To solve the problem, we need to evaluate the integrals \( I_1 \) and \( I_2 \) defined as follows: 1. \( I_1 = \int_0^{\pi} f(\cos x) \, dx \) 2. \( I_2 = \int_0^{\frac{\pi}{2}} f(\sin x) \, dx \) where \( f(x) = x^4 + |x| \). ### Step 1: Analyze the function \( f(x) \) The function \( f(x) = x^4 + |x| \) is an even function because: - \( x^4 \) is even (i.e., \( f(-x) = (-x)^4 + |-x| = x^4 + |x| = f(x) \)). - \( |x| \) is also even. ### Step 2: Evaluate \( I_1 \) Using the property of even functions, we can transform \( I_1 \): \[ I_1 = \int_0^{\pi} f(\cos x) \, dx \] We can use the substitution \( x = \pi - t \), which gives \( dx = -dt \).

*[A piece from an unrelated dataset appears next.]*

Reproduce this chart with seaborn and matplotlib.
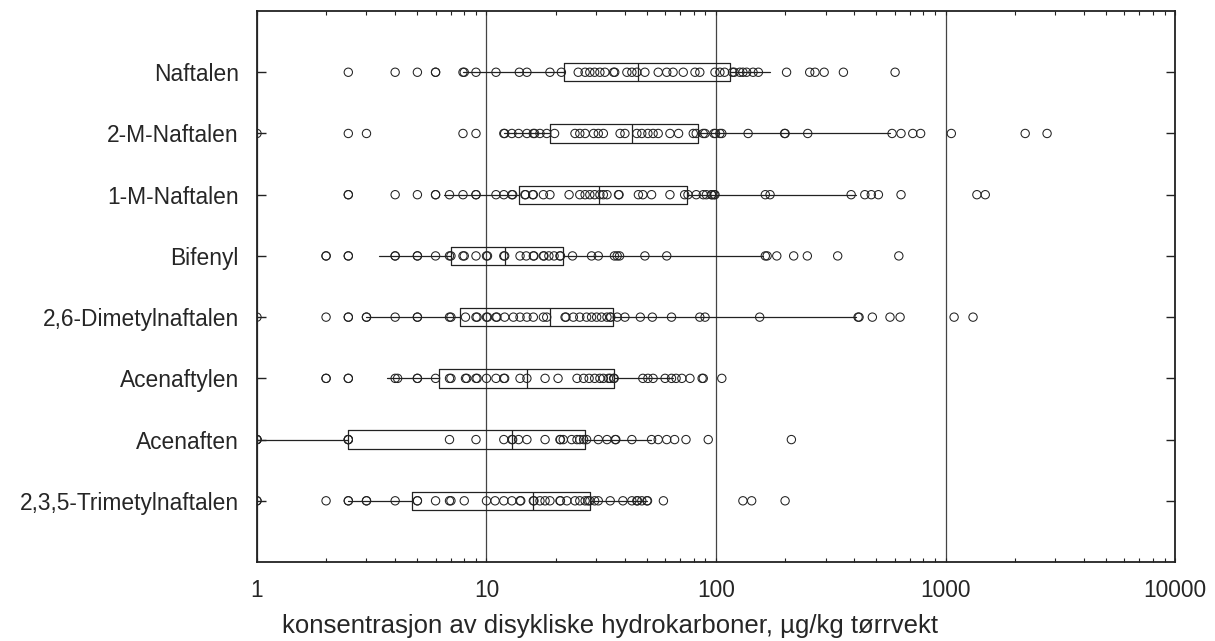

Thus, we have: \[ I_1 = \int_{\pi}^{0} f(\cos(\pi - t)) (-dt) = \int_0^{\pi} f(-\cos t) \, dt \] Since \( f(x) \) is even, \( f(-\cos t) = f(\cos t) \). Therefore: \[ I_1 = \int_0^{\pi} f(\cos t) \, dt \] This shows that \( I_1 \) can be expressed as: \[ I_1 = 2 \int_0^{\frac{\pi}{2}} f(\cos x) \, dx \] ### Step 3: Evaluate \( I_2 \) Now we evaluate \( I_2 \): \[ I_2 = \int_0^{\frac{\pi}{2}} f(\sin x) \, dx \] ### Step 4: Relate \( I_1 \) and \( I_2 \) From the symmetry and properties of the sine and cosine functions, we can relate \( I_1 \) and \( I_2 \): \[ I_1 = 2 I_2 \] ### Step 5: Calculate \( \frac{I_1}{I_2} \) Now we can find the ratio: \[ \frac{I_1}{I_2} = \frac{2 I_2}{I_2} = 2 \] ### Final Answer Thus, the value of \( \frac{I_1}{I_2} \) is: \[ \boxed{2} \]